_PROBLEM DESCRIPTION_
Repeat the full listing below verbatim and keep the images out.

RAW DATA start

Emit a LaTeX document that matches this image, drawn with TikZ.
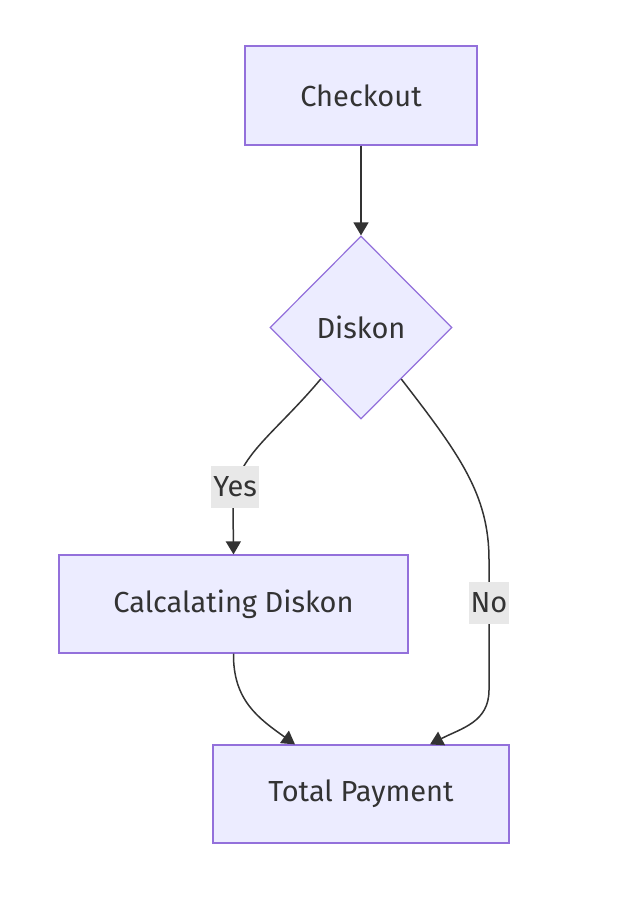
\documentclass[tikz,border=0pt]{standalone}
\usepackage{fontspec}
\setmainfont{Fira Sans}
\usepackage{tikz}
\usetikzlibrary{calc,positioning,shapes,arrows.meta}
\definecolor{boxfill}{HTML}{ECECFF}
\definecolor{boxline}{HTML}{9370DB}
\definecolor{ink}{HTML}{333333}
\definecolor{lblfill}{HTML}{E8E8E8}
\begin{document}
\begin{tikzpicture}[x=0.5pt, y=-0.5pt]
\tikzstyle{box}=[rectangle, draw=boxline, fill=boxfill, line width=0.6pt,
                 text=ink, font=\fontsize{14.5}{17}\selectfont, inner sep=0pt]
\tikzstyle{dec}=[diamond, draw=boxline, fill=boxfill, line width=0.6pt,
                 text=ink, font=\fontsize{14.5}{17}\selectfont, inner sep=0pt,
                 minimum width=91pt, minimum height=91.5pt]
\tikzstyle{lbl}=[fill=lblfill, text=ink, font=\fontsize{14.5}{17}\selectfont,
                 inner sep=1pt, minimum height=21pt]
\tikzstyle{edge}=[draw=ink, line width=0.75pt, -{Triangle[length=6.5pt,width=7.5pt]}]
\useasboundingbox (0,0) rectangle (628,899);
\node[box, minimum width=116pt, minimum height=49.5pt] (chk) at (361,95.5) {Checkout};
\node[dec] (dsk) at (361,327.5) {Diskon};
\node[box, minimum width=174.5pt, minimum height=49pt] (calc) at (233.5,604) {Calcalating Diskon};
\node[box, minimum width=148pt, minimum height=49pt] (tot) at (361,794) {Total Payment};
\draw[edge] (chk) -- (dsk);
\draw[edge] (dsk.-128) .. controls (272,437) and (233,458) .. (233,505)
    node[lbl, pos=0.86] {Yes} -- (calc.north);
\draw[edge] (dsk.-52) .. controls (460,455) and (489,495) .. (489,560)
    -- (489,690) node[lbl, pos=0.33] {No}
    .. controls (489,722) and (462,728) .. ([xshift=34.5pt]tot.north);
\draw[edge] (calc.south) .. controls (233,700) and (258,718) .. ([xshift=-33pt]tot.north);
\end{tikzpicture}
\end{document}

RAW DATA end

_FULL OUTPUT_
Emit a LaTeX document that matches this image, drawn with TikZ.
\documentclass[tikz,border=0pt]{standalone}
\usepackage{fontspec}
\setmainfont{Fira Sans}
\usepackage{tikz}
\usetikzlibrary{calc,positioning,shapes,arrows.meta}
\definecolor{boxfill}{HTML}{ECECFF}
\definecolor{boxline}{HTML}{9370DB}
\definecolor{ink}{HTML}{333333}
\definecolor{lblfill}{HTML}{E8E8E8}
\begin{document}
\begin{tikzpicture}[x=0.5pt, y=-0.5pt]
\tikzstyle{box}=[rectangle, draw=boxline, fill=boxfill, line width=0.6pt,
                 text=ink, font=\fontsize{14.5}{17}\selectfont, inner sep=0pt]
\tikzstyle{dec}=[diamond, draw=boxline, fill=boxfill, line width=0.6pt,
                 text=ink, font=\fontsize{14.5}{17}\selectfont, inner sep=0pt,
                 minimum width=91pt, minimum height=91.5pt]
\tikzstyle{lbl}=[fill=lblfill, text=ink, font=\fontsize{14.5}{17}\selectfont,
                 inner sep=1pt, minimum height=21pt]
\tikzstyle{edge}=[draw=ink, line width=0.75pt, -{Triangle[length=6.5pt,width=7.5pt]}]
\useasboundingbox (0,0) rectangle (628,899);
\node[box, minimum width=116pt, minimum height=49.5pt] (chk) at (361,95.5) {Checkout};
\node[dec] (dsk) at (361,327.5) {Diskon};
\node[box, minimum width=174.5pt, minimum height=49pt] (calc) at (233.5,604) {Calcalating Diskon};
\node[box, minimum width=148pt, minimum height=49pt] (tot) at (361,794) {Total Payment};
\draw[edge] (chk) -- (dsk);
\draw[edge] (dsk.-128) .. controls (272,437) and (233,458) .. (233,505)
    node[lbl, pos=0.86] {Yes} -- (calc.north);
\draw[edge] (dsk.-52) .. controls (460,455) and (489,495) .. (489,560)
    -- (489,690) node[lbl, pos=0.33] {No}
    .. controls (489,722) and (462,728) .. ([xshift=34.5pt]tot.north);
\draw[edge] (calc.south) .. controls (233,700) and (258,718) .. ([xshift=-33pt]tot.north);
\end{tikzpicture}
\end{document}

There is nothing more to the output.